COLLECTED MATERIAL

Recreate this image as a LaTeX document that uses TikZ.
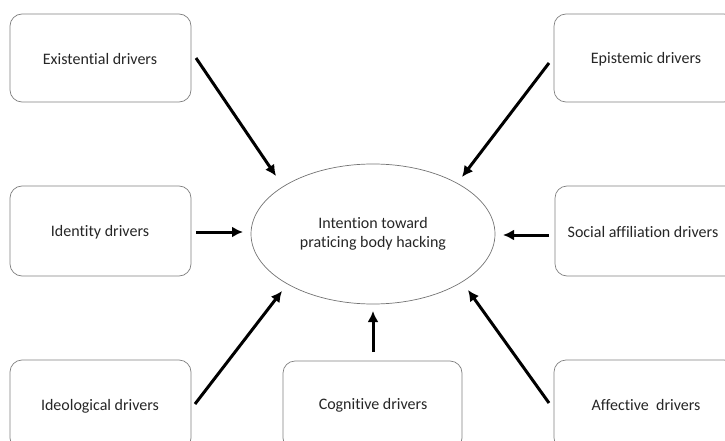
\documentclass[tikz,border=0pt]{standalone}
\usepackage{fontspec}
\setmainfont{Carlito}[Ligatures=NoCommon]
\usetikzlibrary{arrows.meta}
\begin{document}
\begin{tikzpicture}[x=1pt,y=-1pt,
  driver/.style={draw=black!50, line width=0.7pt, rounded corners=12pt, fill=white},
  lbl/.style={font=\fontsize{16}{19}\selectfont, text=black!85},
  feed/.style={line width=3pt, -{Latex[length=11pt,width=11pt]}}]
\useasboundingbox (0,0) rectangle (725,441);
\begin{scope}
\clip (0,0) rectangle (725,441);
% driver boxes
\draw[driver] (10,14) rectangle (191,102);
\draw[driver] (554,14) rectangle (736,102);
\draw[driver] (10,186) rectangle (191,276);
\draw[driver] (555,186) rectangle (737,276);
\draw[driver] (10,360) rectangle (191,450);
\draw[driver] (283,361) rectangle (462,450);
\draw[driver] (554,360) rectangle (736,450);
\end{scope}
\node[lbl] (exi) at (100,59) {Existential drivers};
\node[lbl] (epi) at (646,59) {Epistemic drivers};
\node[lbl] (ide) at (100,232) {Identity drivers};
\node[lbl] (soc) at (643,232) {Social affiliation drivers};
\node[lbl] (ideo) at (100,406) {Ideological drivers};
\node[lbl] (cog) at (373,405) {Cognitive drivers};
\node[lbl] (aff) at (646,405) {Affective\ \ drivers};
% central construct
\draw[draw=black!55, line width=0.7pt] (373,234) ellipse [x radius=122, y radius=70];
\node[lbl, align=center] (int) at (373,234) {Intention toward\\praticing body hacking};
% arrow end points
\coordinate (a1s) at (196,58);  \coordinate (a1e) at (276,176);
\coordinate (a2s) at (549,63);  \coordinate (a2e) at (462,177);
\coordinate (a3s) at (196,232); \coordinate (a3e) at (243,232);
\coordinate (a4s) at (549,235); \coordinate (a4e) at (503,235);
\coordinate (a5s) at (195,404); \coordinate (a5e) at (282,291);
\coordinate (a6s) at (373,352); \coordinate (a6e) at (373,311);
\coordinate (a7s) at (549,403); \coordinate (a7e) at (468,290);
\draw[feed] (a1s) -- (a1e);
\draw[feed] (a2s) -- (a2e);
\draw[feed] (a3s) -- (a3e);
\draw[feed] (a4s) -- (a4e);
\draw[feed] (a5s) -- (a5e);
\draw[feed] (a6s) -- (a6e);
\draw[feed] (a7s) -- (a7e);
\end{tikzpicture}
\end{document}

EXERCISE DESCRIPTION
Without the pictures, write out all of the material exactly.

CORRECT RESULT
Recreate this image as a LaTeX document that uses TikZ.
\documentclass[tikz,border=0pt]{standalone}
\usepackage{fontspec}
\setmainfont{Carlito}[Ligatures=NoCommon]
\usetikzlibrary{arrows.meta}
\begin{document}
\begin{tikzpicture}[x=1pt,y=-1pt,
  driver/.style={draw=black!50, line width=0.7pt, rounded corners=12pt, fill=white},
  lbl/.style={font=\fontsize{16}{19}\selectfont, text=black!85},
  feed/.style={line width=3pt, -{Latex[length=11pt,width=11pt]}}]
\useasboundingbox (0,0) rectangle (725,441);
\begin{scope}
\clip (0,0) rectangle (725,441);
% driver boxes
\draw[driver] (10,14) rectangle (191,102);
\draw[driver] (554,14) rectangle (736,102);
\draw[driver] (10,186) rectangle (191,276);
\draw[driver] (555,186) rectangle (737,276);
\draw[driver] (10,360) rectangle (191,450);
\draw[driver] (283,361) rectangle (462,450);
\draw[driver] (554,360) rectangle (736,450);
\end{scope}
\node[lbl] (exi) at (100,59) {Existential drivers};
\node[lbl] (epi) at (646,59) {Epistemic drivers};
\node[lbl] (ide) at (100,232) {Identity drivers};
\node[lbl] (soc) at (643,232) {Social affiliation drivers};
\node[lbl] (ideo) at (100,406) {Ideological drivers};
\node[lbl] (cog) at (373,405) {Cognitive drivers};
\node[lbl] (aff) at (646,405) {Affective\ \ drivers};
% central construct
\draw[draw=black!55, line width=0.7pt] (373,234) ellipse [x radius=122, y radius=70];
\node[lbl, align=center] (int) at (373,234) {Intention toward\\praticing body hacking};
% arrow end points
\coordinate (a1s) at (196,58);  \coordinate (a1e) at (276,176);
\coordinate (a2s) at (549,63);  \coordinate (a2e) at (462,177);
\coordinate (a3s) at (196,232); \coordinate (a3e) at (243,232);
\coordinate (a4s) at (549,235); \coordinate (a4e) at (503,235);
\coordinate (a5s) at (195,404); \coordinate (a5e) at (282,291);
\coordinate (a6s) at (373,352); \coordinate (a6e) at (373,311);
\coordinate (a7s) at (549,403); \coordinate (a7e) at (468,290);
\draw[feed] (a1s) -- (a1e);
\draw[feed] (a2s) -- (a2e);
\draw[feed] (a3s) -- (a3e);
\draw[feed] (a4s) -- (a4e);
\draw[feed] (a5s) -- (a5e);
\draw[feed] (a6s) -- (a6e);
\draw[feed] (a7s) -- (a7e);
\end{tikzpicture}
\end{document}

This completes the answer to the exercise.